Temperature measurements of supercooled micrometer sized water droplets

The thermodynamic properties of water exhibit a variety of anomalies. Many of them are enhanced in the supercooled region. These properties are essential for various chemical and physical processes such as the development of life or the formation of clouds. One interpretation predicts that water's anomalies are the consequence of a hypothetical liquid-liquid phase transition below the homogeneous nucleation temperature at -41°C. The investigation of water in that temperature region is extremely challenging, as at such low temperatures liquid water crystallizes extremely fast within a few microseconds. Water jets consisting of micrometer sized droplets injected in vacuum offer due to the evaporative cooling with cooling rates up to 106 Ks-1 the unique opportunity to examine the crystallization dynamics of water in this extremely supercooled region. However, the accurate knowledge of the instantaneous temperature of the droplets is a challenge as it is not possible to have a thermometer inside such objects.

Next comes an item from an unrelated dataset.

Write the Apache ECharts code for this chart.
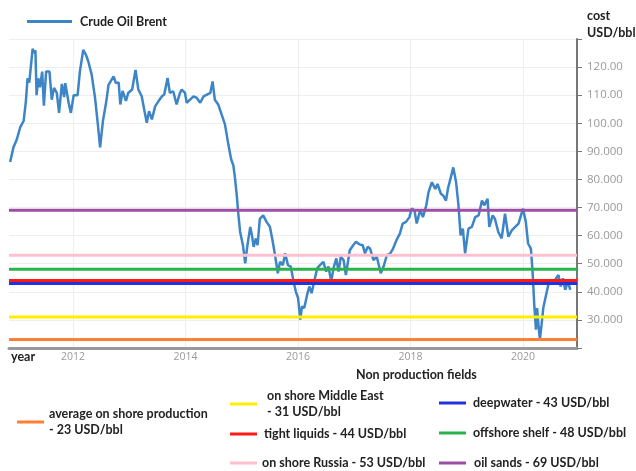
<!DOCTYPE html>
<html>
<head>
<meta charset="utf-8">
<script src="https://cdn.jsdelivr.net/npm/echarts@6/dist/echarts.min.js"></script>
<style>
  html, body { margin: 0; padding: 0; background: #fff; }
  #chartmain { width: 636px; height: 471px; }
</style>
</head>
<body>
<div id="chartmain"></div>
<script>
// decimal years
var years = [2010.88,2010.94,2011.00,2011.06,2011.12,2011.16,2011.19,2011.22,2011.28,2011.31,2011.33,2011.35,2011.38,2011.41,2011.45,2011.48,2011.52,2011.58,2011.62,2011.66,2011.71,2011.75,2011.80,2011.84,2011.86,2011.92,2011.96,
  2012.01,2012.08,2012.12,2012.18,2012.23,2012.27,2012.33,2012.39,2012.44,2012.48,2012.53,2012.59,2012.63,2012.72,2012.76,2012.81,2012.84,2012.88,2012.94,2012.98,
  2013.05,2013.11,2013.16,2013.22,2013.27,2013.31,2013.35,2013.40,2013.46,2013.52,2013.58,2013.62,2013.68,2013.72,2013.78,2013.84,2013.90,2013.93,2013.99,
  2014.02,2014.08,2014.14,2014.20,2014.26,2014.32,2014.38,2014.44,2014.48,2014.52,2014.58,2014.64,2014.70,2014.76,2014.81,2014.85,2014.88,2014.91,2014.94,2014.97,
  2015.02,2015.06,2015.10,2015.15,2015.18,2015.21,2015.25,2015.28,2015.32,2015.38,2015.44,2015.50,2015.55,2015.59,2015.64,2015.68,2015.73,2015.77,2015.82,2015.87,2015.92,2015.96,
  2016.00,2016.04,2016.07,2016.11,2016.16,2016.20,2016.24,2016.30,2016.34,2016.39,2016.45,2016.50,2016.54,2016.59,2016.63,2016.68,2016.72,2016.76,2016.81,2016.85,2016.92,2016.98,
  2017.03,2017.09,2017.15,2017.19,2017.24,2017.28,2017.34,2017.40,2017.47,2017.52,2017.58,2017.64,2017.69,2017.75,2017.81,2017.86,2017.92,2017.98,
  2018.02,2018.07,2018.11,2018.17,2018.22,2018.28,2018.32,2018.38,2018.44,2018.48,2018.54,2018.58,2018.63,2018.67,2018.71,2018.76,2018.81,2018.85,2018.89,2018.93,2018.97,
  2019.03,2019.09,2019.15,2019.21,2019.27,2019.31,2019.37,2019.40,2019.46,2019.50,2019.56,2019.62,2019.68,2019.74,2019.80,2019.86,2019.92,
  2020.00,2020.05,2020.09,2020.14,2020.17,2020.20,2020.23,2020.25,2020.28,2020.30,2020.33,2020.36,2020.41,2020.45,2020.51,2020.57,2020.63,2020.67,2020.71,2020.75,2020.80,2020.84];
var brent = [86.2,91.5,94.3,98.6,100.8,107.8,116,114.5,126.5,125,126,110,116,112.8,118.4,106.3,118.4,118.4,108.4,112.6,110.8,103.7,114,109.3,114.3,107.3,103.7,
  110,110,118.4,126.1,124.3,122,117.3,109,99.6,91.4,100.8,107.8,113.7,116.7,114.3,114.5,106.7,111.5,108,110.8,
  112,119,112,109.6,104.3,100.2,104.3,101.4,106.1,107.9,109.6,110.2,116.1,110.8,111.4,106.7,110.8,112,110.8,
  107.3,108.4,109.6,109,107.3,109.6,110.2,110.8,114.9,108.4,106.7,103.2,99.6,92.5,87.2,84.9,80.2,74.3,67.2,61.3,
  56.6,50.1,56.6,63.1,60.1,56,59,56.6,66,67.2,64.9,63.1,57.8,53.1,46.6,50.7,49.5,53.7,49.5,49,43.7,40.1,
  37.8,30.1,34.8,34.2,38.9,41.9,39.5,44.8,48.4,49.5,50.7,47.2,49,43.7,48.4,51.9,47.2,52.5,51.3,46,54.8,56.6,
  57.8,56.9,56.6,53.7,56,55.4,51.3,52.5,46.6,49,53.1,53.7,55.4,58.4,60.7,64.3,64.9,66.6,
  69.6,69,64.3,69,66.6,70.8,75.5,79,76.6,78.4,74.9,74.3,72.5,77.2,80.2,84.3,79,71.3,60.1,62.5,53.7,
  62.5,63.1,66.6,67.2,72.5,70.8,73.1,63.1,67.2,66,61.3,59,67.8,59.6,61.9,63.1,64.3,
  69.6,64.9,57.2,55.4,47.2,35.4,26.5,34.2,27.1,23,28.3,34.2,38.9,42.5,43.7,44.2,46,41.9,44.8,40.7,43.7,40.7];

var yearTicks = [2012, 2014, 2016, 2018, 2020];
var levelLabels = ['average on shore production\n- 23 USD/bbl', 'on shore Middle East\n- 31 USD/bbl', 'deepwater - 43 USD/bbl',
  'tight liquids - 44 USD/bbl', 'offshore shelf - 48 USD/bbl', 'on shore Russia - 53 USD/bbl', 'oil sands - 69 USD/bbl'];
var levelValues = [23, 31, 43, 44, 48, 53, 69];
var levelColors = ['#ff8033', '#ffee00', '#2233dd', '#ff1a1a', '#2ab34a', '#ffc0d0', '#9b4fa5'];
// legend spots for the levels (left, top, extra text padding)
var levelSpots = [[17, 406, 0], [230, 388, 5], [439, 395, 2], [230, 426, 2], [439, 425, 2], [230, 455, 0], [439, 455, 3]];

var xMin = 2010.86, xMax = 2020.96;

var myChart = echarts.init(document.getElementById('chartmain'));

var series = [{
  name: 'Crude Oil Brent',
  type: 'line',
  showSymbol: false,
  symbol: 'none',
  lineStyle: { color: '#3d85c6', width: 2.5 },
  itemStyle: { color: '#3d85c6' },
  data: years.map(function (y, i) { return [y, brent[i]]; }),
  z: 2
}];
var boldText = { fontFamily: 'Lato', fontWeight: 'bold', fontSize: 12.5, color: '#222' };
var legends = [{
  left: 27, top: 15, padding: 0,
  icon: 'rect', itemWidth: 45, itemHeight: 3,
  data: ['Crude Oil Brent'],
  textStyle: Object.assign({ padding: [0, 0, 0, 3] }, boldText)
}];
levelLabels.forEach(function (name, i) {
  series.push({
    name: name,
    type: 'line',
    symbol: 'none',
    lineStyle: { color: levelColors[i], width: 3 },
    itemStyle: { color: levelColors[i] },
    data: [[xMin, levelValues[i]], [xMax, levelValues[i]]],
    z: 3
  });
  legends.push({
    left: levelSpots[i][0], top: levelSpots[i][1], padding: 0,
    icon: 'rect', itemWidth: 27, itemHeight: 3,
    data: [name],
    textStyle: Object.assign({ lineHeight: 16, padding: [0, 0, 0, levelSpots[i][2]] }, boldText)
  });
});

var option = {
  animation: false,
  textStyle: { fontFamily: 'Lato' },
  title: [
    { text: 'cost\nUSD/bbl', left: 587, top: 7, padding: 0, textStyle: Object.assign({ lineHeight: 17 }, boldText) },
    { text: 'year', left: 11, top: 350, padding: 0, textStyle: boldText },
    { text: 'Non production fields', left: 356, top: 368, padding: 0, textStyle: boldText }
  ],
  legend: legends,
  grid: { left: 9, right: 59, top: 39, bottom: 123 },
  xAxis: {
    type: 'value',
    min: xMin, max: xMax,
    axisLine: { show: true, onZero: false, lineStyle: { color: '#999', width: 3 } },
    axisTick: { show: false, customValues: yearTicks },
    axisLabel: {
      customValues: yearTicks, color: '#999', fontSize: 10.5, margin: 4, fontFamily: 'Open Sans',
      formatter: function (v) { return String(v); }
    },
    splitLine: { show: true, lineStyle: { color: '#eee' } }
  },
  yAxis: {
    type: 'value',
    position: 'right',
    min: 20, max: 130, interval: 10,
    axisLine: { show: true, lineStyle: { color: '#777', width: 2 } },
    axisTick: { show: true, length: 5, lineStyle: { color: '#777' } },
    axisLabel: {
      color: '#999', fontSize: 11.5, margin: 10, fontFamily: 'Open Sans',
      formatter: function (v) { return (v <= 20 || v >= 130) ? '' : v.toPrecision(5); }
    },
    splitLine: { show: true, lineStyle: { color: '#eee' } }
  },
  series: series
};
myChart.setOption(option);
</script>
</body>
</html>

Previous experiments estimated the droplet temperature with calculations based on the kinetic model of evaporative cooling, using experimental parameters that are not always available with the necessary precision. Therefore, the direct and precise measurement of the droplet temperature is a mandatory step for further investigations of the crystallization dynamics of supercooled water. For this purpose Raman light scattering is ideal. Resonances in the Raman signal allow determining the droplet size as a function of residence time in the vacuum with a precision better than 0.2 %. This droplet size can be translated with a Knudsen evaporative model into a temperature and is compared with results from ordinary Raman thermometry. It was found that water can remain liquid down to 230.6 +/- 0.6 K. Raman spectra of water in the OH stretch region are found to exhibit a gradual blue-shift upon cooling.